═════ PROVIDED INFORMATION ═════

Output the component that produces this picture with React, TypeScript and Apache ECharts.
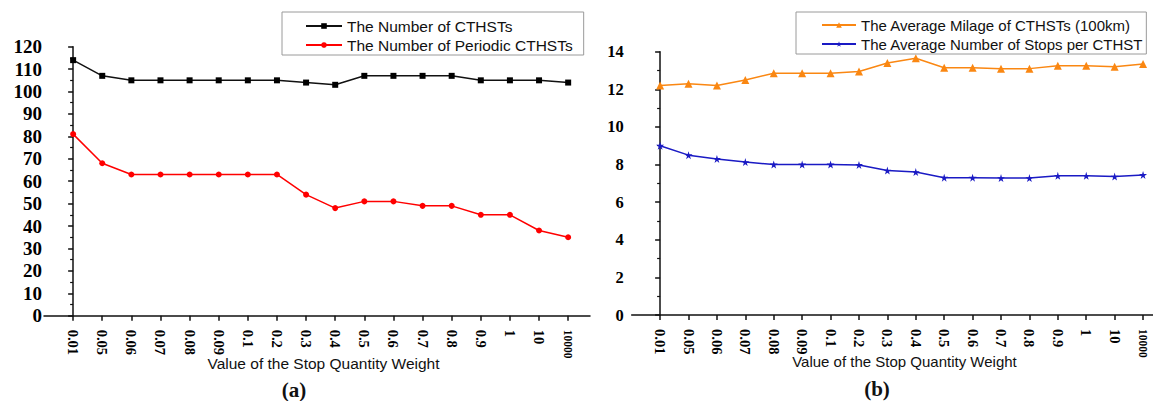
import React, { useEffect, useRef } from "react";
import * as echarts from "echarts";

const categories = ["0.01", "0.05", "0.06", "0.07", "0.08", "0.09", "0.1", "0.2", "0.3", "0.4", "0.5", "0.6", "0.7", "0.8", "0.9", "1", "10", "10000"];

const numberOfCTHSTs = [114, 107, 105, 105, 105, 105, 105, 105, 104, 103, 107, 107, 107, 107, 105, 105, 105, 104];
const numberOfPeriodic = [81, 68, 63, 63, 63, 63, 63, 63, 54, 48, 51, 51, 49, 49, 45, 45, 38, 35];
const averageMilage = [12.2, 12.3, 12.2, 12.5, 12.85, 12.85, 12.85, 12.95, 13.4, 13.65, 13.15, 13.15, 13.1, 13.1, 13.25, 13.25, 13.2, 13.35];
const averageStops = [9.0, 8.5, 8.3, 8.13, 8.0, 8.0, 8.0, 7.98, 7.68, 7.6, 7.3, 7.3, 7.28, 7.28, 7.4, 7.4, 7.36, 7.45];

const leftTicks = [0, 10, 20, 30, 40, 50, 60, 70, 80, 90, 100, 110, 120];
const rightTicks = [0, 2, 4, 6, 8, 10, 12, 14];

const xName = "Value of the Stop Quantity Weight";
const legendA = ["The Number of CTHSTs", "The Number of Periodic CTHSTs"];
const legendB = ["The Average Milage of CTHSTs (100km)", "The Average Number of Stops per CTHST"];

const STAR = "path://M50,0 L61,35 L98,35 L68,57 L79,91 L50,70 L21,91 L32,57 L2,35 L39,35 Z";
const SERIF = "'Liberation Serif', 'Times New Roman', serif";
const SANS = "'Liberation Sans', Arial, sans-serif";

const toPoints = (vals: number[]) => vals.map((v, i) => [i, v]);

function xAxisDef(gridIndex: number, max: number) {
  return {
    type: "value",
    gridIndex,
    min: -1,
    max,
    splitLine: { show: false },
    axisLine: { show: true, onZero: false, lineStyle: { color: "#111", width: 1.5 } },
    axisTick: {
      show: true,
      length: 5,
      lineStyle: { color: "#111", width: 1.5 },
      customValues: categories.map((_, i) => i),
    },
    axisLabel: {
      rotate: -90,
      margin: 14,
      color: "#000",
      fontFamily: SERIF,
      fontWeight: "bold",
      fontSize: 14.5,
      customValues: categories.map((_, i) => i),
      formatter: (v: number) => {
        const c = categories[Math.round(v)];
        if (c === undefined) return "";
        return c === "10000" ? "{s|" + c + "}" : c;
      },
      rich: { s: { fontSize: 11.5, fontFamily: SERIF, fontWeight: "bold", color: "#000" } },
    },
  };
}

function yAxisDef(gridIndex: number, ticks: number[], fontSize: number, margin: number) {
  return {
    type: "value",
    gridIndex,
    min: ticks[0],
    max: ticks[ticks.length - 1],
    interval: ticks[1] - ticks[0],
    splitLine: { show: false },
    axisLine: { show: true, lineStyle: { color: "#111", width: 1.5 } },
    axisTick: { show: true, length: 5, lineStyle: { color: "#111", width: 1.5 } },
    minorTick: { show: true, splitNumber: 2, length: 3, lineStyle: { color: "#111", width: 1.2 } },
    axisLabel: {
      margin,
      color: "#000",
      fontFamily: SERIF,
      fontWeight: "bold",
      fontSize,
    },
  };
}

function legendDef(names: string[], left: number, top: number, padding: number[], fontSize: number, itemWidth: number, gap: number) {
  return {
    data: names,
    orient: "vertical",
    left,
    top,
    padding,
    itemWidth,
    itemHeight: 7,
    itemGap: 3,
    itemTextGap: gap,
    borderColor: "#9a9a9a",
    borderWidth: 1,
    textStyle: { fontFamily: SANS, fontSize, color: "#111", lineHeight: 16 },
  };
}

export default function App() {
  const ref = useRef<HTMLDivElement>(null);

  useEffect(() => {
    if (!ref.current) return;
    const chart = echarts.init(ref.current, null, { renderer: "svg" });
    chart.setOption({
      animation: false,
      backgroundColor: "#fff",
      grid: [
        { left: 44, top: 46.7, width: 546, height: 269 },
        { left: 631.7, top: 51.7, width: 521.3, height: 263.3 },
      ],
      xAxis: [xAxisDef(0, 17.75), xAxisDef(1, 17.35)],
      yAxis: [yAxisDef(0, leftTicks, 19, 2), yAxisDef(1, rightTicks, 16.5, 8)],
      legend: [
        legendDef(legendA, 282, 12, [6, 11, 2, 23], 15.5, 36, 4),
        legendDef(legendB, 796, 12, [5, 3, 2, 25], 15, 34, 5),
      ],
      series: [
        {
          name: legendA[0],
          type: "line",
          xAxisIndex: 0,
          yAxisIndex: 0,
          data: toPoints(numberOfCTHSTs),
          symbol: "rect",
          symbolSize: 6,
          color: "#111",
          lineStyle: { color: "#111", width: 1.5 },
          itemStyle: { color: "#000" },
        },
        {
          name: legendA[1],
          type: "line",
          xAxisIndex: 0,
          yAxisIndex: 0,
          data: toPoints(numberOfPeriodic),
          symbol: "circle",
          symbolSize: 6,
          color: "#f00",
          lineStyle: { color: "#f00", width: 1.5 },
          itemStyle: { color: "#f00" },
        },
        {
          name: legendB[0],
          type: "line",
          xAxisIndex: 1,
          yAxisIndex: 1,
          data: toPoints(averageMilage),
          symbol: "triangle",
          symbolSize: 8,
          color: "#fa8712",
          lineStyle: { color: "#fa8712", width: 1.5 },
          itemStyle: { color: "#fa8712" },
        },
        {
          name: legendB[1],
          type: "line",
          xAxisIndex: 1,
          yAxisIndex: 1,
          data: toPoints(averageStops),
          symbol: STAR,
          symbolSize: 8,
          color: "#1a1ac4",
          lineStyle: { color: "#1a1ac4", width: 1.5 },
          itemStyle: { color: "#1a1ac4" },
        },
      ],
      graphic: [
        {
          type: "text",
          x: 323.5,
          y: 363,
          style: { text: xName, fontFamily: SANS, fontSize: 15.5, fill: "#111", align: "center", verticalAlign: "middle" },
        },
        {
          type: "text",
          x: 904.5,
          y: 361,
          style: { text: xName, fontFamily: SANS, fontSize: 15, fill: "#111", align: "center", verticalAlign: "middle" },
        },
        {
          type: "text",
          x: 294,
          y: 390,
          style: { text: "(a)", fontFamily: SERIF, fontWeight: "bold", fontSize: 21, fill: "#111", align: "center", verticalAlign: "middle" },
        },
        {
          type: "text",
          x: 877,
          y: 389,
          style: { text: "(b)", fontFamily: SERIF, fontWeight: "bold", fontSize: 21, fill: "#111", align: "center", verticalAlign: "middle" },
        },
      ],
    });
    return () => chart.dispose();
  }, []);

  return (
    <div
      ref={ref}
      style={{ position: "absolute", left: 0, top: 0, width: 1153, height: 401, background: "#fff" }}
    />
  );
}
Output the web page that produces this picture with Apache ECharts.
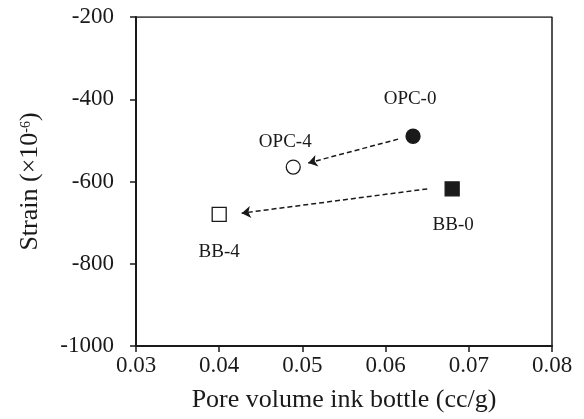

═════

> _WHAT YOU WILL DO_: Copy out each record shown above without alteration, skipping any picture.

> _WRITTEN ANSWER_:
Output the component that produces this picture with React, TypeScript and Apache ECharts.
import React, { useEffect, useRef } from "react";
import * as echarts from "echarts";

const categories = ["0.01", "0.05", "0.06", "0.07", "0.08", "0.09", "0.1", "0.2", "0.3", "0.4", "0.5", "0.6", "0.7", "0.8", "0.9", "1", "10", "10000"];

const numberOfCTHSTs = [114, 107, 105, 105, 105, 105, 105, 105, 104, 103, 107, 107, 107, 107, 105, 105, 105, 104];
const numberOfPeriodic = [81, 68, 63, 63, 63, 63, 63, 63, 54, 48, 51, 51, 49, 49, 45, 45, 38, 35];
const averageMilage = [12.2, 12.3, 12.2, 12.5, 12.85, 12.85, 12.85, 12.95, 13.4, 13.65, 13.15, 13.15, 13.1, 13.1, 13.25, 13.25, 13.2, 13.35];
const averageStops = [9.0, 8.5, 8.3, 8.13, 8.0, 8.0, 8.0, 7.98, 7.68, 7.6, 7.3, 7.3, 7.28, 7.28, 7.4, 7.4, 7.36, 7.45];

const leftTicks = [0, 10, 20, 30, 40, 50, 60, 70, 80, 90, 100, 110, 120];
const rightTicks = [0, 2, 4, 6, 8, 10, 12, 14];

const xName = "Value of the Stop Quantity Weight";
const legendA = ["The Number of CTHSTs", "The Number of Periodic CTHSTs"];
const legendB = ["The Average Milage of CTHSTs (100km)", "The Average Number of Stops per CTHST"];

const STAR = "path://M50,0 L61,35 L98,35 L68,57 L79,91 L50,70 L21,91 L32,57 L2,35 L39,35 Z";
const SERIF = "'Liberation Serif', 'Times New Roman', serif";
const SANS = "'Liberation Sans', Arial, sans-serif";

const toPoints = (vals: number[]) => vals.map((v, i) => [i, v]);

function xAxisDef(gridIndex: number, max: number) {
  return {
    type: "value",
    gridIndex,
    min: -1,
    max,
    splitLine: { show: false },
    axisLine: { show: true, onZero: false, lineStyle: { color: "#111", width: 1.5 } },
    axisTick: {
      show: true,
      length: 5,
      lineStyle: { color: "#111", width: 1.5 },
      customValues: categories.map((_, i) => i),
    },
    axisLabel: {
      rotate: -90,
      margin: 14,
      color: "#000",
      fontFamily: SERIF,
      fontWeight: "bold",
      fontSize: 14.5,
      customValues: categories.map((_, i) => i),
      formatter: (v: number) => {
        const c = categories[Math.round(v)];
        if (c === undefined) return "";
        return c === "10000" ? "{s|" + c + "}" : c;
      },
      rich: { s: { fontSize: 11.5, fontFamily: SERIF, fontWeight: "bold", color: "#000" } },
    },
  };
}

function yAxisDef(gridIndex: number, ticks: number[], fontSize: number, margin: number) {
  return {
    type: "value",
    gridIndex,
    min: ticks[0],
    max: ticks[ticks.length - 1],
    interval: ticks[1] - ticks[0],
    splitLine: { show: false },
    axisLine: { show: true, lineStyle: { color: "#111", width: 1.5 } },
    axisTick: { show: true, length: 5, lineStyle: { color: "#111", width: 1.5 } },
    minorTick: { show: true, splitNumber: 2, length: 3, lineStyle: { color: "#111", width: 1.2 } },
    axisLabel: {
      margin,
      color: "#000",
      fontFamily: SERIF,
      fontWeight: "bold",
      fontSize,
    },
  };
}

function legendDef(names: string[], left: number, top: number, padding: number[], fontSize: number, itemWidth: number, gap: number) {
  return {
    data: names,
    orient: "vertical",
    left,
    top,
    padding,
    itemWidth,
    itemHeight: 7,
    itemGap: 3,
    itemTextGap: gap,
    borderColor: "#9a9a9a",
    borderWidth: 1,
    textStyle: { fontFamily: SANS, fontSize, color: "#111", lineHeight: 16 },
  };
}

export default function App() {
  const ref = useRef<HTMLDivElement>(null);

  useEffect(() => {
    if (!ref.current) return;
    const chart = echarts.init(ref.current, null, { renderer: "svg" });
    chart.setOption({
      animation: false,
      backgroundColor: "#fff",
      grid: [
        { left: 44, top: 46.7, width: 546, height: 269 },
        { left: 631.7, top: 51.7, width: 521.3, height: 263.3 },
      ],
      xAxis: [xAxisDef(0, 17.75), xAxisDef(1, 17.35)],
      yAxis: [yAxisDef(0, leftTicks, 19, 2), yAxisDef(1, rightTicks, 16.5, 8)],
      legend: [
        legendDef(legendA, 282, 12, [6, 11, 2, 23], 15.5, 36, 4),
        legendDef(legendB, 796, 12, [5, 3, 2, 25], 15, 34, 5),
      ],
      series: [
        {
          name: legendA[0],
          type: "line",
          xAxisIndex: 0,
          yAxisIndex: 0,
          data: toPoints(numberOfCTHSTs),
          symbol: "rect",
          symbolSize: 6,
          color: "#111",
          lineStyle: { color: "#111", width: 1.5 },
          itemStyle: { color: "#000" },
        },
        {
          name: legendA[1],
          type: "line",
          xAxisIndex: 0,
          yAxisIndex: 0,
          data: toPoints(numberOfPeriodic),
          symbol: "circle",
          symbolSize: 6,
          color: "#f00",
          lineStyle: { color: "#f00", width: 1.5 },
          itemStyle: { color: "#f00" },
        },
        {
          name: legendB[0],
          type: "line",
          xAxisIndex: 1,
          yAxisIndex: 1,
          data: toPoints(averageMilage),
          symbol: "triangle",
          symbolSize: 8,
          color: "#fa8712",
          lineStyle: { color: "#fa8712", width: 1.5 },
          itemStyle: { color: "#fa8712" },
        },
        {
          name: legendB[1],
          type: "line",
          xAxisIndex: 1,
          yAxisIndex: 1,
          data: toPoints(averageStops),
          symbol: STAR,
          symbolSize: 8,
          color: "#1a1ac4",
          lineStyle: { color: "#1a1ac4", width: 1.5 },
          itemStyle: { color: "#1a1ac4" },
        },
      ],
      graphic: [
        {
          type: "text",
          x: 323.5,
          y: 363,
          style: { text: xName, fontFamily: SANS, fontSize: 15.5, fill: "#111", align: "center", verticalAlign: "middle" },
        },
        {
          type: "text",
          x: 904.5,
          y: 361,
          style: { text: xName, fontFamily: SANS, fontSize: 15, fill: "#111", align: "center", verticalAlign: "middle" },
        },
        {
          type: "text",
          x: 294,
          y: 390,
          style: { text: "(a)", fontFamily: SERIF, fontWeight: "bold", fontSize: 21, fill: "#111", align: "center", verticalAlign: "middle" },
        },
        {
          type: "text",
          x: 877,
          y: 389,
          style: { text: "(b)", fontFamily: SERIF, fontWeight: "bold", fontSize: 21, fill: "#111", align: "center", verticalAlign: "middle" },
        },
      ],
    });
    return () => chart.dispose();
  }, []);

  return (
    <div
      ref={ref}
      style={{ position: "absolute", left: 0, top: 0, width: 1153, height: 401, background: "#fff" }}
    />
  );
}
Output the web page that produces this picture with Apache ECharts.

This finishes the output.